The capacity of all press areas at the Tokyo 2020 Olympic and Paralympics Games have been reduced by half as part of measures to "guarantee a safe environment" for reporters and photographers covering the event.
A booking system for daily access to competition venues is also set to be put in place, requiring every member of accredited press to make a request in advance.
This process will not apply to the Main Press Centre (MPC), although the venue will be available on a "first come first served basis".
The requirements for physical distancing at the MPC, venue media centres, press tribunes, conference rooms, mixed zones, photo positions and media lounges have resulted in a significant reduction in capacities, according to the "playbook" published by Tokyo 2020 on its website today.
The playbook states that there has been an "average loss of 50 per cent" in all press and photography areas at the Games.
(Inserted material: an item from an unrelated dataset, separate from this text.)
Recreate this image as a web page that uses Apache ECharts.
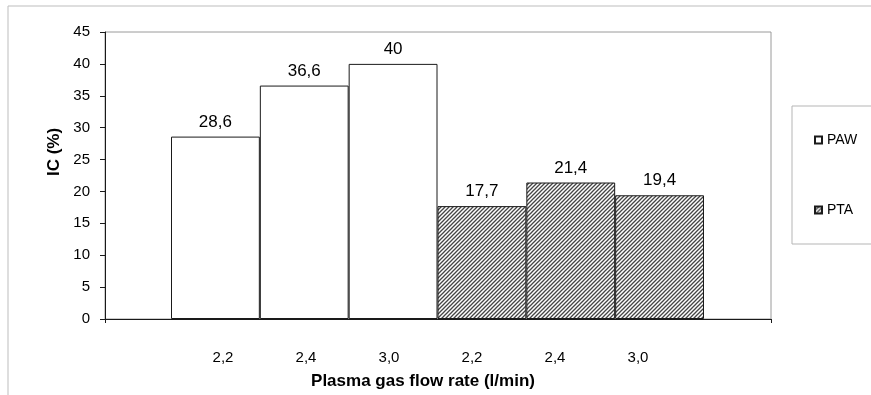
<!DOCTYPE html>
<html>
<head>
<meta charset="utf-8">
<script src="https://cdn.jsdelivr.net/npm/echarts@6/dist/echarts.min.js"></script>
<style>html,body{margin:0;padding:0;background:#fff}#c{width:871px;height:395px}</style>
</head>
<body>
<div id="c"></div>
<script>
const categories = ['2,2', '2,4', '3,0', '2,2', '2,4', '3,0'];
const pawValues = [28.6, 36.6, 40, null, null, null];
const ptaValues = [null, null, null, 17.7, 21.4, 19.4];
const seriesNames = ['PAW', 'PTA'];
const yAxisTitle = 'IC (%)';
const xAxisTitle = 'Plasma gas flow rate (l/min)';

function makeHatch() {
  const c = document.createElement('canvas');
  c.width = 4; c.height = 4;
  const g = c.getContext('2d');
  g.fillStyle = '#ffffff';
  g.fillRect(0, 0, 4, 4);
  g.strokeStyle = '#454545';
  g.lineWidth = 1.3;
  g.beginPath();
  g.moveTo(0, 4); g.lineTo(4, 0);
  g.moveTo(-1, 1); g.lineTo(1, -1);
  g.moveTo(3, 5); g.lineTo(5, 3);
  g.stroke();
  return c;
}
const hatch = { image: makeHatch(), repeat: 'repeat' };
const FONT = '"Liberation Sans", Arial, sans-serif';
const fmt = p => String(p.value).replace('.', ',');

const chart = echarts.init(document.getElementById('c'), null, { renderer: 'canvas' });
chart.setOption({
  backgroundColor: '#fff',
  animation: false,
  textStyle: { fontFamily: FONT, color: '#000' },
  graphic: [{
    type: 'rect', left: 5.5, top: 3.5, z: -10,
    shape: { width: 1000, height: 600 },
    style: { fill: 'none', stroke: '#bdbdbd', lineWidth: 1 }
  }],
  legend: {
    data: seriesNames,
    orient: 'vertical',
    left: 792, top: 106,
    borderColor: '#b5b5b5', borderWidth: 1,
    padding: [26, 80, 26, 22],
    itemWidth: 7, itemHeight: 7, itemGap: 54,
    icon: 'rect',
    textStyle: { fontSize: 14, lineHeight: 16, color: '#000', fontFamily: FONT }
  },
  grid: [
    { left: 105, top: 32, width: 666, height: 287, show: true, borderColor: '#9a9a9a', borderWidth: 1, backgroundColor: 'transparent' },
    { left: 171, top: 32, width: 533, height: 287 },
    { left: 181.5, top: 32, width: 498, height: 287 }
  ],
  xAxis: [
    { gridIndex: 0, type: 'value', min: 0, max: 1, interval: 1,
      axisLine: { show: true, lineStyle: { color: '#1a1a1a', width: 1 } },
      axisTick: { show: true, length: 4, lineStyle: { color: '#1a1a1a' } },
      axisLabel: { show: false }, splitLine: { show: false } },
    { gridIndex: 1, type: 'category', data: categories, boundaryGap: true,
      axisLine: { show: false }, axisTick: { show: false }, axisLabel: { show: false } },
    { gridIndex: 2, type: 'category', data: categories, boundaryGap: true,
      axisLine: { show: false }, axisTick: { show: false },
      axisLabel: { show: true, interval: 0, margin: 34, fontSize: 15, color: '#000', fontFamily: FONT },
      name: xAxisTitle, nameLocation: 'middle', nameGap: 57,
      nameTextStyle: { fontSize: 17, fontWeight: 'bold', color: '#000', fontFamily: FONT, padding: [0, 15, 0, 0] } }
  ],
  yAxis: [
    { gridIndex: 0, type: 'value', min: 0, max: 45, interval: 5,
      axisLine: { show: true, lineStyle: { color: '#1a1a1a', width: 1 } },
      axisTick: { show: true, length: 5, lineStyle: { color: '#1a1a1a' } },
      axisLabel: { fontSize: 15, color: '#000', margin: 15, fontFamily: FONT },
      splitLine: { show: false },
      name: yAxisTitle, nameLocation: 'middle', nameGap: 37, nameRotate: 90,
      nameTextStyle: { fontSize: 17, fontWeight: 'bold', color: '#000', fontFamily: FONT, padding: [0, 0, 0, 47] } },
    { gridIndex: 1, type: 'value', min: 0, max: 45, interval: 5, show: false },
    { gridIndex: 2, type: 'value', min: 0, max: 45, interval: 5, show: false }
  ],
  series: [
    { name: seriesNames[0], type: 'bar', xAxisIndex: 1, yAxisIndex: 1, stack: 'all',
      data: pawValues, barCategoryGap: '0%',
      itemStyle: { color: '#ffffff', borderColor: '#1a1a1a', borderWidth: 1 },
      label: { show: true, position: 'top', distance: 6, fontSize: 17, color: '#000', fontFamily: FONT, formatter: fmt } },
    { name: seriesNames[1], type: 'bar', xAxisIndex: 1, yAxisIndex: 1, stack: 'all',
      data: ptaValues, barCategoryGap: '0%',
      itemStyle: { color: hatch, borderColor: '#1a1a1a', borderWidth: 1 },
      label: { show: true, position: 'top', distance: 6, fontSize: 17, color: '#000', fontFamily: FONT, formatter: fmt } }
  ]
});
</script>
</body>
</html>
Organisers have insisted they will not reduce the number of media allowed to attend the Games, despite the reduced space.
The rules and restrictions placed on the press have been laid out in the latest "playbook" published by the International Olympic Committee (IOC), International Paralympic Committee (IPC) and Tokyo 2020 - which was not supposed to be revealed until February 10.
The playbooks have been created to ensure everyone is aware of their responsibilities to help the Games go ahead safely amid the coronavirus pandemic.
"Throughout the process of re-designing these Games we have taken into consideration your needs as accredited press, enabling you to carry out your role in covering the Tokyo 2020 Games," said the IOC's head of media operations Lucia Montanarella.
"Some of the measures described in this document might seem restrictive but you can be assured that they aim to allow you to do your job, in a safe environment for you, for the athletes and for the people of Japan."
With space limited for journalists, all press conferences will be available online with "dedicated platforms" used to allow for live question and answer sessions.
The daily IOC and Tokyo 2020 press briefings at the MPC and all medal press conferences are also expected to be live streamed and be archived for on-demand consumption.
Interviews may also be held at the International Broadcast Centre, MPC and the Olympic Village Plaza Mixed Zone, providing there is dedicated transport available for athletes.
Temperature checks will be conducted on entry to the locations which must "guarantee physical distancing of athletes" along with the "highest standards of sanitation and personal protection equipment".
Press will be asked to "keep physical interactions with others to a minimum" during their stay at the Games and ensure there is a "two metres distance from athletes and one metre’s distance from others".
Singing or chanting when supporting athletes have been banned, with press instead asked to clap.
They will also be prevented from using public transport "unless given permission" and be asked to practice good hygiene including hand washing and wearing a face mask throughout.
The press - like athletes and International Federation and technical officials - have also been banned from visiting tourist areas, shops, restaurant or bars and gyms.
The press will need to complete an "activity plan" for the first 14 days of their stay in Japan which will be sent to the Japanese authorities.
Press are also set to be "regularly" tested for COVID-19, including before they travel to Japan, on arrival in the country, during the Games and possibly prior to their return home.
Those who test positive could be "isolated in a Government-approved facility", according to the playbook.
Asking participants to install Japan's COCOA and health reporting mobile phone applications is among the other rules.
Every press organisation will be required to appoint a COVID-19 liaison officer who be responsible for ensuring their colleagues understand and follows the rules.
But the playbook admits it has yet to consider how this will work for "smaller organisations and freelancers".
"We trust that the measures laid out will mitigate any risks and impacts involved in participating in the Games, and we fully count on your support to comply with the," the playbook read.
"However, despite all care taken, risks and impacts may not be fully eliminated, and therefore you agree to attend the Olympic and Paralympic Games at your own risk."
Those who fail to comply with the rules could "have an impact on your participation to the Olympic and Paralympic Games, your access to Games venues and, in some cases, on your participation to competitions", the playbook warns.
"Repeated or serious failures to comply with these rules may result in the withdrawal of your accreditation and right to participate in the Olympic and Paralympic Games," the document adds.
The playbooks are due to be updated in April, with the final versions expected in June.